- [Problem description]:
Set down only those lines that fall from the line containing "Generate a Python" through the line containing "0.1, 0.1, 0.1, 0.1, 0.1, 0.1, 0.1, 0.1, 0.1, 0.1]", unchanged and without pictures.

Plotting code records
# # # #

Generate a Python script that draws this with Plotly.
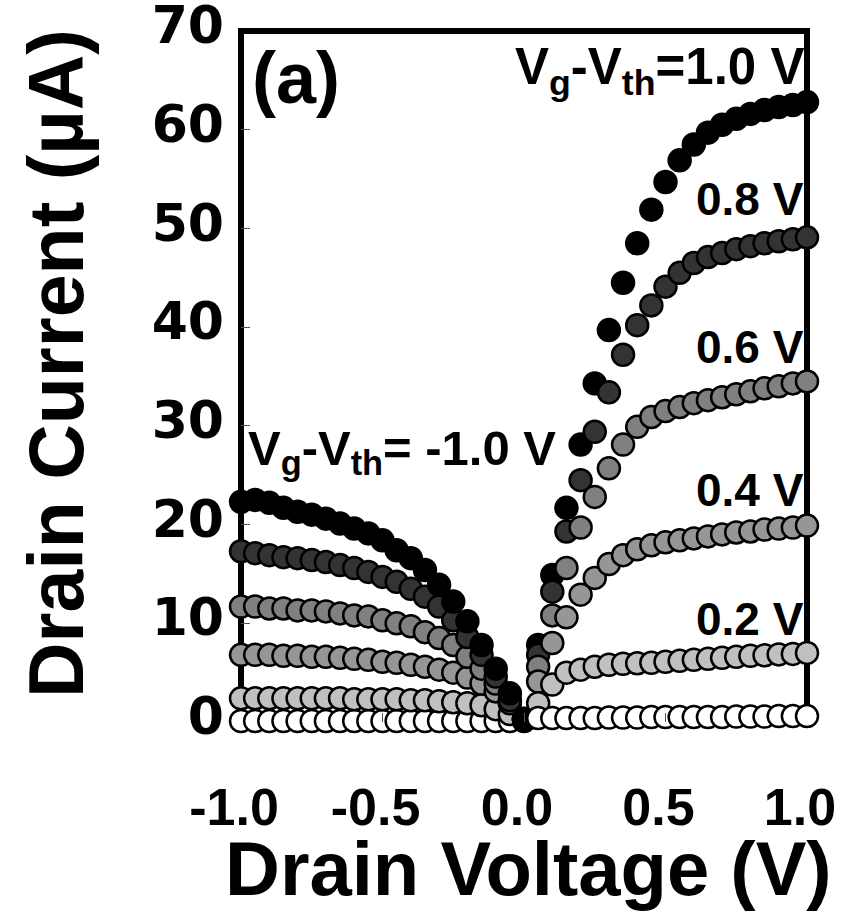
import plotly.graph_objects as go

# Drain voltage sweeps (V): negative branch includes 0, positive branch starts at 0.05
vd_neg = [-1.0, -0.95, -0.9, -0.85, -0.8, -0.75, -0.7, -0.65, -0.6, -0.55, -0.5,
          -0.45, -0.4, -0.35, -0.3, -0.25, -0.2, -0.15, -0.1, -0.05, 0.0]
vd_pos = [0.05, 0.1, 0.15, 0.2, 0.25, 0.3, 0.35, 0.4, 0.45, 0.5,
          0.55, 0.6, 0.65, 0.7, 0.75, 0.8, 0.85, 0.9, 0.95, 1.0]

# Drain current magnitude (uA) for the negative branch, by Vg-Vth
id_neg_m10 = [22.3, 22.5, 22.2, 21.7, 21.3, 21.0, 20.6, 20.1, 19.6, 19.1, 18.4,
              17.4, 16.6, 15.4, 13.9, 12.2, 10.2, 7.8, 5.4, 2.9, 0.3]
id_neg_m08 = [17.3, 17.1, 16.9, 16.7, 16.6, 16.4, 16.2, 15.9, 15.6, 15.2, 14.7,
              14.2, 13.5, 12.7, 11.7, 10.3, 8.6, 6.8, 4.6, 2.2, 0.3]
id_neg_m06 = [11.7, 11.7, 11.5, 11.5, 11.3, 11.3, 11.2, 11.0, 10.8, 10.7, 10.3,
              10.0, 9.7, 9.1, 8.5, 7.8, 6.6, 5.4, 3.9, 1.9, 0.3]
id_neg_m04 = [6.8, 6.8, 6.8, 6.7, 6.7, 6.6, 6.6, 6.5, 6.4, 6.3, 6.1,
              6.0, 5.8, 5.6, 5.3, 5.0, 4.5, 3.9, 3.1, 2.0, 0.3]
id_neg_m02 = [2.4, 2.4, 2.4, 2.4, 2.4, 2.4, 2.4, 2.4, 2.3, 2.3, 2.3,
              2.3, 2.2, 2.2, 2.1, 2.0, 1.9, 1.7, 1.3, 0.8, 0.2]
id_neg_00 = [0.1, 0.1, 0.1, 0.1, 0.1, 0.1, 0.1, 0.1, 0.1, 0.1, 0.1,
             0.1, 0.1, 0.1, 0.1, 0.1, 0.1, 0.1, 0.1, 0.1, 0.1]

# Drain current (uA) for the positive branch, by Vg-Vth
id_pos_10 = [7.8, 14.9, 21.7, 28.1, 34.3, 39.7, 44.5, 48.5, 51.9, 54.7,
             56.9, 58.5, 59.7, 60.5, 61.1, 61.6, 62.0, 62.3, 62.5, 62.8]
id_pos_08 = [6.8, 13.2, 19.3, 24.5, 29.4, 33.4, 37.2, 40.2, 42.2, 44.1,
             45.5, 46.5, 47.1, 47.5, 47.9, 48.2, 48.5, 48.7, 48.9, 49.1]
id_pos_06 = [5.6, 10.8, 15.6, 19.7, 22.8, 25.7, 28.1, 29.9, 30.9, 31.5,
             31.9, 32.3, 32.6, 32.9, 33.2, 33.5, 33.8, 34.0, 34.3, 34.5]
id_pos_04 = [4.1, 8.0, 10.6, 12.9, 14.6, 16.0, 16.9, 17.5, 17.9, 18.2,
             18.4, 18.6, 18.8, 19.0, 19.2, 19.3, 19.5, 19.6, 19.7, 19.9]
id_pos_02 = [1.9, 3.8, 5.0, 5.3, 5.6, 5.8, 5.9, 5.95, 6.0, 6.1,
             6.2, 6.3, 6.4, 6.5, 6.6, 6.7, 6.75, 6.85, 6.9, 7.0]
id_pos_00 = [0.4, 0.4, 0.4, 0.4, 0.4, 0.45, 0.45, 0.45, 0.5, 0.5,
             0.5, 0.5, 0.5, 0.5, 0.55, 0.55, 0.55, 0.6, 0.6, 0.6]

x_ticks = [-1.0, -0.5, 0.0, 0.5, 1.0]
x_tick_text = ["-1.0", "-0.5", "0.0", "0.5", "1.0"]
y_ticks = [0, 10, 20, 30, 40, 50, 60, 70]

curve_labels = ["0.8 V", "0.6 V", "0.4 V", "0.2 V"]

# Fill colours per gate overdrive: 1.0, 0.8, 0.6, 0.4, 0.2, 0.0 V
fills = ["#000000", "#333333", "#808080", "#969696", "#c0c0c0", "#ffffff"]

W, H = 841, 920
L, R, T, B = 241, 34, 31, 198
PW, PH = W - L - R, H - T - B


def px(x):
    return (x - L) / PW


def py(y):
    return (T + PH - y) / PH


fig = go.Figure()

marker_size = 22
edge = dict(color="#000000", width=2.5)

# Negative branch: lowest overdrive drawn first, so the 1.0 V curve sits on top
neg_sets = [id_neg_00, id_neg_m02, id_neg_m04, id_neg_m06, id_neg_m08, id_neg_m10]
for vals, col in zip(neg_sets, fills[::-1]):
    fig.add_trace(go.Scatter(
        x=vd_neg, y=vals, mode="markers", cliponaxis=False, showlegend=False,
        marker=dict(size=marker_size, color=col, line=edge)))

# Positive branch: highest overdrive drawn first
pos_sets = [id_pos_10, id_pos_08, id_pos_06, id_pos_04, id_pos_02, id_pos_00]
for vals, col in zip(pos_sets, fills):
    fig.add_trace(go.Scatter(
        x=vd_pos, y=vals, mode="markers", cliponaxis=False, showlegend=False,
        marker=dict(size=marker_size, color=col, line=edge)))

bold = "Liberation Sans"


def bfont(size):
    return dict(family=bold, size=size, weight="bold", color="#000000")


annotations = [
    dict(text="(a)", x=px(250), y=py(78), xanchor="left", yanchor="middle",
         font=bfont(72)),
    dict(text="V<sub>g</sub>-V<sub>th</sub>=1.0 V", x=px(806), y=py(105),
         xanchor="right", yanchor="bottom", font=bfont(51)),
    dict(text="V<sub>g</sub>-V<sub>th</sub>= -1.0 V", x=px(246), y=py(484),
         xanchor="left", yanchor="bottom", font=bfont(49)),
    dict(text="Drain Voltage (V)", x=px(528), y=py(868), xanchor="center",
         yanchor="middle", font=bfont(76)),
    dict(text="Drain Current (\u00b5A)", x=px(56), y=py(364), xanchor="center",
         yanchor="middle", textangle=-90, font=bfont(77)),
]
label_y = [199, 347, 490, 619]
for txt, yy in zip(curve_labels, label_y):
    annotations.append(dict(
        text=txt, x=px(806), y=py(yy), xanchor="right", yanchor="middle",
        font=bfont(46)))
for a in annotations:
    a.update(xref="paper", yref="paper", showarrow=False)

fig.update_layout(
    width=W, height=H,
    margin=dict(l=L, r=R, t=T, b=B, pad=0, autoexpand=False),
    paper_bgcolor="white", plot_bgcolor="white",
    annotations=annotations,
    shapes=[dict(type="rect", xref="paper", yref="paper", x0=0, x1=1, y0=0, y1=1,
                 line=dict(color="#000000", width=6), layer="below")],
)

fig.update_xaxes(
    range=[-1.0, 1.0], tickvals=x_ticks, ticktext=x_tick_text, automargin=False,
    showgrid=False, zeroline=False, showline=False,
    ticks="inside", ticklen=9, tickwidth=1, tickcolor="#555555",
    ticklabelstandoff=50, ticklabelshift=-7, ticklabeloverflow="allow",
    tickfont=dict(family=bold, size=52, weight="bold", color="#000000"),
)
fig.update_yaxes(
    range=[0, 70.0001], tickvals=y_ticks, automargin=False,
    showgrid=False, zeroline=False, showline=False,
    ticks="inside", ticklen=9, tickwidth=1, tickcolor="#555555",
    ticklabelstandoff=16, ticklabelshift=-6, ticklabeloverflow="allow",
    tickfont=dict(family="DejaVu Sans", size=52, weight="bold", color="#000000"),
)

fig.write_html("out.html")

# # # #

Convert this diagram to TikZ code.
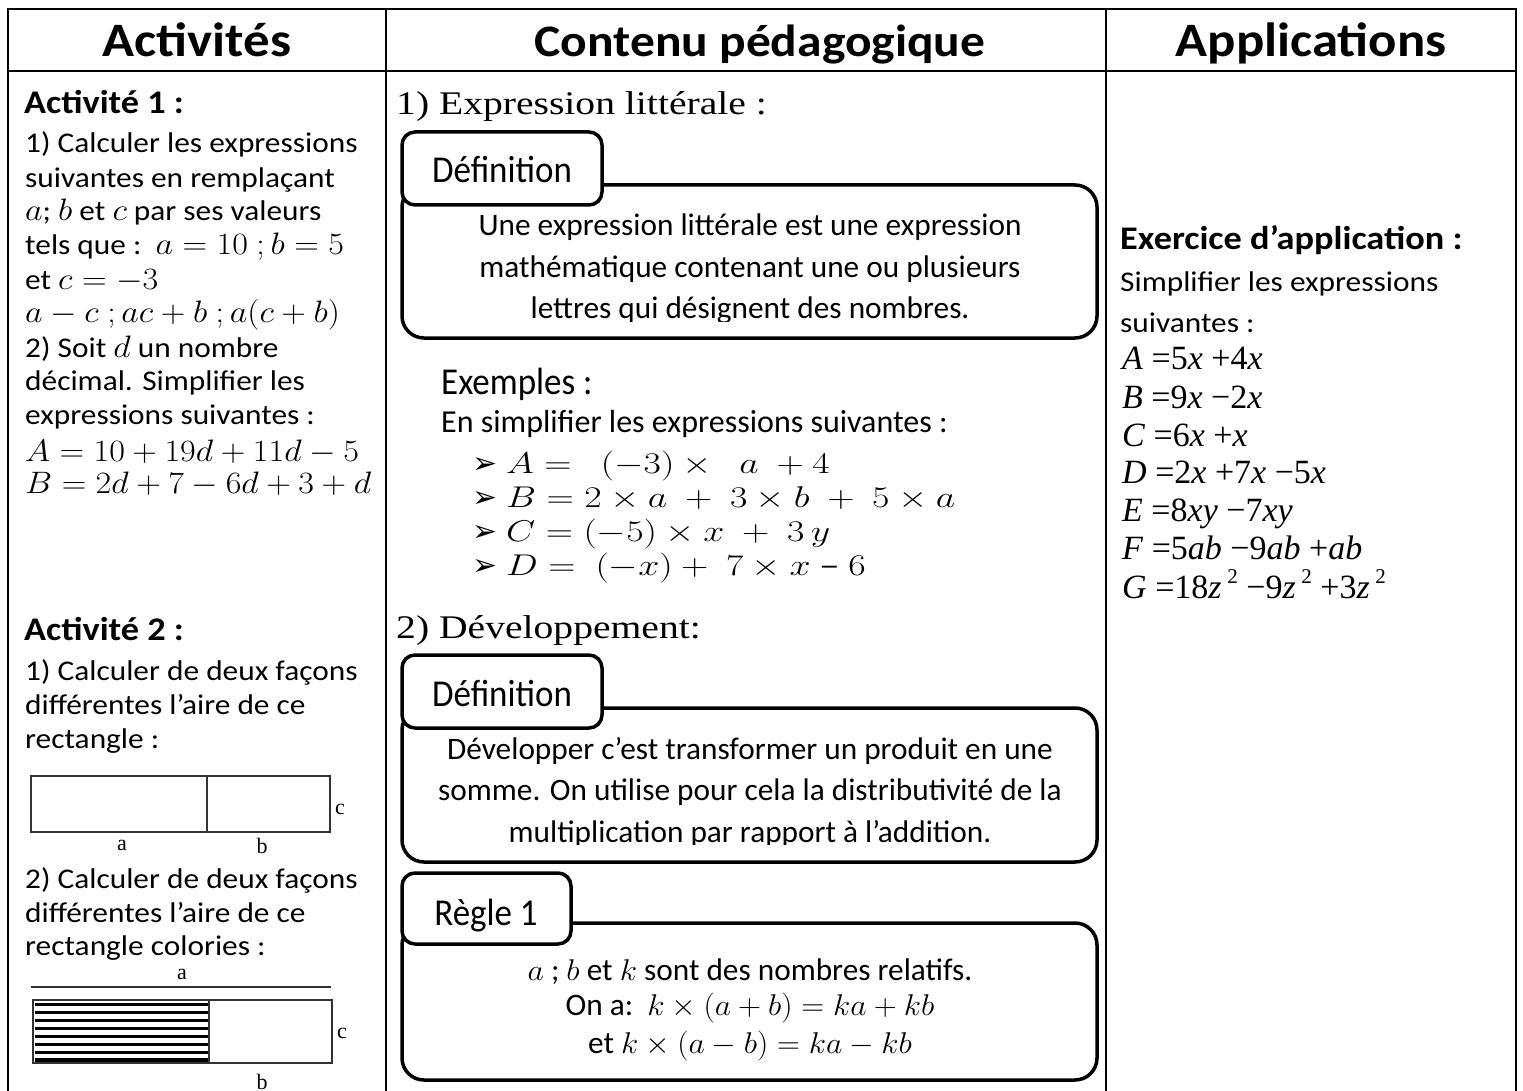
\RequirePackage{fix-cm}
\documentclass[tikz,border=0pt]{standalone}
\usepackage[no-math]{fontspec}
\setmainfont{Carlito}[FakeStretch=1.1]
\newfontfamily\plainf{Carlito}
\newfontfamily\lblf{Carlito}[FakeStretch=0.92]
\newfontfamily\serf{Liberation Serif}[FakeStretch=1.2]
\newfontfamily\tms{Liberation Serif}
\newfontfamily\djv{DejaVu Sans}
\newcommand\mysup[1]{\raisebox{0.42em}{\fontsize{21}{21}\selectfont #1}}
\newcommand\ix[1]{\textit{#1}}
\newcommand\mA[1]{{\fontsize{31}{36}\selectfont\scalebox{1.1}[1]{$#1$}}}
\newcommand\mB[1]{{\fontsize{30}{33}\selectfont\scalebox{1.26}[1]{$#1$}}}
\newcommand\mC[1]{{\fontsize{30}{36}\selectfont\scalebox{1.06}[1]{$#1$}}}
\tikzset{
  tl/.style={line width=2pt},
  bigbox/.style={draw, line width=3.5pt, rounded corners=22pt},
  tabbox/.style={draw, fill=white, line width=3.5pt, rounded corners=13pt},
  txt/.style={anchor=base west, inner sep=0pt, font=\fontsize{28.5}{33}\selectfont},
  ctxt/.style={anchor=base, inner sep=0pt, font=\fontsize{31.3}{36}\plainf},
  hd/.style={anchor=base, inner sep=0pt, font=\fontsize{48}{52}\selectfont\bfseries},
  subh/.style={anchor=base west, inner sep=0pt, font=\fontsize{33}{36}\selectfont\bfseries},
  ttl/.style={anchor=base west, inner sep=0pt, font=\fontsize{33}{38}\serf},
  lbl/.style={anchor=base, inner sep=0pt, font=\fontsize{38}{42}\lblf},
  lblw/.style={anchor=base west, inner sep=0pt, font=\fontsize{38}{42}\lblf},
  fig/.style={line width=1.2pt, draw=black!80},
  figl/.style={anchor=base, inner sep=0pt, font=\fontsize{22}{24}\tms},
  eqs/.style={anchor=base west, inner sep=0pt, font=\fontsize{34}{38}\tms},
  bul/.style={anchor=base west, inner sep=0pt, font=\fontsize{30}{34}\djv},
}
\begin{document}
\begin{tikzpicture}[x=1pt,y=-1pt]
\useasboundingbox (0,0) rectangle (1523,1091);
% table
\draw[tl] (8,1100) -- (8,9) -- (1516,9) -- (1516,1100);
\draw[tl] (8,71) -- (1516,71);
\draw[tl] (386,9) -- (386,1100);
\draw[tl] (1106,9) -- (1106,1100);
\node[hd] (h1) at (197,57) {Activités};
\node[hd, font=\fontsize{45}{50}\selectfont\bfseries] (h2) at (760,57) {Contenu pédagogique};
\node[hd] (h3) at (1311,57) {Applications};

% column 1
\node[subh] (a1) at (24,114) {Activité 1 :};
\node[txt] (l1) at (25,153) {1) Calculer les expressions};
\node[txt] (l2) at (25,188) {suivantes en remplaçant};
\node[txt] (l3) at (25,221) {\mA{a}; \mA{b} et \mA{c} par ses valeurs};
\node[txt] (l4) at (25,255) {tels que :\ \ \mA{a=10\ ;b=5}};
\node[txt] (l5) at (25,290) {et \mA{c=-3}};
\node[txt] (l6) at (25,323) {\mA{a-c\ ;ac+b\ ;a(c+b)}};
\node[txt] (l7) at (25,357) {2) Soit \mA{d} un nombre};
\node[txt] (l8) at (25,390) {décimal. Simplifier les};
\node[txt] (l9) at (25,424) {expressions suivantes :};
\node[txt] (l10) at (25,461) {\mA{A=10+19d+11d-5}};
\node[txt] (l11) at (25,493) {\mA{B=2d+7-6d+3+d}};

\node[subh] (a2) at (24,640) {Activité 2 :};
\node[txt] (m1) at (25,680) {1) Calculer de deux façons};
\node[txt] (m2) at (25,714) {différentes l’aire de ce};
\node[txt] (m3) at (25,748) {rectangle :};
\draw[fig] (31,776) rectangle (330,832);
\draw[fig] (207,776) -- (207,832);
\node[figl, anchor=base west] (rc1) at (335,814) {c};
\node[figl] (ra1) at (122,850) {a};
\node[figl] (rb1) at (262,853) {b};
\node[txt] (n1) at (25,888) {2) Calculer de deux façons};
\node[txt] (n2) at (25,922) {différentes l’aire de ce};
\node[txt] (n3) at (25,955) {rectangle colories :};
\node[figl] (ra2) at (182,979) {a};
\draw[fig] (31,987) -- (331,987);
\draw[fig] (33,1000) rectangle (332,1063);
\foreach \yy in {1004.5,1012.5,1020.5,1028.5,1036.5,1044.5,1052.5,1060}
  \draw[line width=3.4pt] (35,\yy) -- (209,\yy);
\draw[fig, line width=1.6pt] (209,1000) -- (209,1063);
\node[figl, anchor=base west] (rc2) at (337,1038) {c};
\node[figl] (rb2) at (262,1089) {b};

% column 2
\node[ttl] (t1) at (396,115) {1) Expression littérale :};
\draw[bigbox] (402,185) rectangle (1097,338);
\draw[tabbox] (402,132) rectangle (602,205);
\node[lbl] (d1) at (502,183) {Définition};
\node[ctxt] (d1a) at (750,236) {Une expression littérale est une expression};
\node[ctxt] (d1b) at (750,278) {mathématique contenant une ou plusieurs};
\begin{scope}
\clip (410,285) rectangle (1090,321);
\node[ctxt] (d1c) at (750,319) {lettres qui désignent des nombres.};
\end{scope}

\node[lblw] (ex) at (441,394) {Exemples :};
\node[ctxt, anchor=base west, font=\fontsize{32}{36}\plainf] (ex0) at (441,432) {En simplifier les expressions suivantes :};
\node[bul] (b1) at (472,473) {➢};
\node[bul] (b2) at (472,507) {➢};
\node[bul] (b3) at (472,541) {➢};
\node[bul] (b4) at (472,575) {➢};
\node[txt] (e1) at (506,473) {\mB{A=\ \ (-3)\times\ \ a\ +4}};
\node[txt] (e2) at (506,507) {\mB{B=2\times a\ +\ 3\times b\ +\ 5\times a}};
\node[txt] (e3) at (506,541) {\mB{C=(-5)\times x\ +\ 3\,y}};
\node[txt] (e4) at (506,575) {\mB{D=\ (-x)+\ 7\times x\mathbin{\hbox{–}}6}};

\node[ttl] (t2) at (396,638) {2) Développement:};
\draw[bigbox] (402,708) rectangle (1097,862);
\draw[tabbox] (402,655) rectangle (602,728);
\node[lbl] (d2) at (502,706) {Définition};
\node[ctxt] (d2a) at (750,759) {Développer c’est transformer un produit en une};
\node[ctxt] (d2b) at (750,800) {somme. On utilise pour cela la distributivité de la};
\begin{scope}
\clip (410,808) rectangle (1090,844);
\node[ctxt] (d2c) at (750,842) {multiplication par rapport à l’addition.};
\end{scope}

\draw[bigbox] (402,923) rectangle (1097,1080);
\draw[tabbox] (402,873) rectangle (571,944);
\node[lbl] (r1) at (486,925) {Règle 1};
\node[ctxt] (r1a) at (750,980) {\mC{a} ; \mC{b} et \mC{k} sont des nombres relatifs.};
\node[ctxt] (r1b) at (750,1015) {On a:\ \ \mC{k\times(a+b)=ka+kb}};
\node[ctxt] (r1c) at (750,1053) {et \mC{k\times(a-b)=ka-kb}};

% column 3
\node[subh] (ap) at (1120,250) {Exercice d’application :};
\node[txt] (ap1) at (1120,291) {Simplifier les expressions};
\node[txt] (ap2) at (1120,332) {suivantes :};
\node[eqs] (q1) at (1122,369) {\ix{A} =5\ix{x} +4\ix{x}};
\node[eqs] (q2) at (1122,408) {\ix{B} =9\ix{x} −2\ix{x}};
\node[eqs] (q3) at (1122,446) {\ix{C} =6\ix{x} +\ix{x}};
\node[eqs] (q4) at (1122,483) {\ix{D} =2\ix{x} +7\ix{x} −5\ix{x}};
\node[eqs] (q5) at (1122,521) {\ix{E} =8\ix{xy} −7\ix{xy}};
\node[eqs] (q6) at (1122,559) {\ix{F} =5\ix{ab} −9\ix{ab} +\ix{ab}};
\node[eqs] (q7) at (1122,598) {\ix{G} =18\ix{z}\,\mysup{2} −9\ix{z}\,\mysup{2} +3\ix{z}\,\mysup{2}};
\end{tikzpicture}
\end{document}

# # # #

- [Written response]:
Generate a Python script that draws this with Plotly.
import plotly.graph_objects as go

# Drain voltage sweeps (V): negative branch includes 0, positive branch starts at 0.05
vd_neg = [-1.0, -0.95, -0.9, -0.85, -0.8, -0.75, -0.7, -0.65, -0.6, -0.55, -0.5,
          -0.45, -0.4, -0.35, -0.3, -0.25, -0.2, -0.15, -0.1, -0.05, 0.0]
vd_pos = [0.05, 0.1, 0.15, 0.2, 0.25, 0.3, 0.35, 0.4, 0.45, 0.5,
          0.55, 0.6, 0.65, 0.7, 0.75, 0.8, 0.85, 0.9, 0.95, 1.0]

# Drain current magnitude (uA) for the negative branch, by Vg-Vth
id_neg_m10 = [22.3, 22.5, 22.2, 21.7, 21.3, 21.0, 20.6, 20.1, 19.6, 19.1, 18.4,
              17.4, 16.6, 15.4, 13.9, 12.2, 10.2, 7.8, 5.4, 2.9, 0.3]
id_neg_m08 = [17.3, 17.1, 16.9, 16.7, 16.6, 16.4, 16.2, 15.9, 15.6, 15.2, 14.7,
              14.2, 13.5, 12.7, 11.7, 10.3, 8.6, 6.8, 4.6, 2.2, 0.3]
id_neg_m06 = [11.7, 11.7, 11.5, 11.5, 11.3, 11.3, 11.2, 11.0, 10.8, 10.7, 10.3,
              10.0, 9.7, 9.1, 8.5, 7.8, 6.6, 5.4, 3.9, 1.9, 0.3]
id_neg_m04 = [6.8, 6.8, 6.8, 6.7, 6.7, 6.6, 6.6, 6.5, 6.4, 6.3, 6.1,
              6.0, 5.8, 5.6, 5.3, 5.0, 4.5, 3.9, 3.1, 2.0, 0.3]
id_neg_m02 = [2.4, 2.4, 2.4, 2.4, 2.4, 2.4, 2.4, 2.4, 2.3, 2.3, 2.3,
              2.3, 2.2, 2.2, 2.1, 2.0, 1.9, 1.7, 1.3, 0.8, 0.2]
id_neg_00 = [0.1, 0.1, 0.1, 0.1, 0.1, 0.1, 0.1, 0.1, 0.1, 0.1, 0.1,
             0.1, 0.1, 0.1, 0.1, 0.1, 0.1, 0.1, 0.1, 0.1, 0.1]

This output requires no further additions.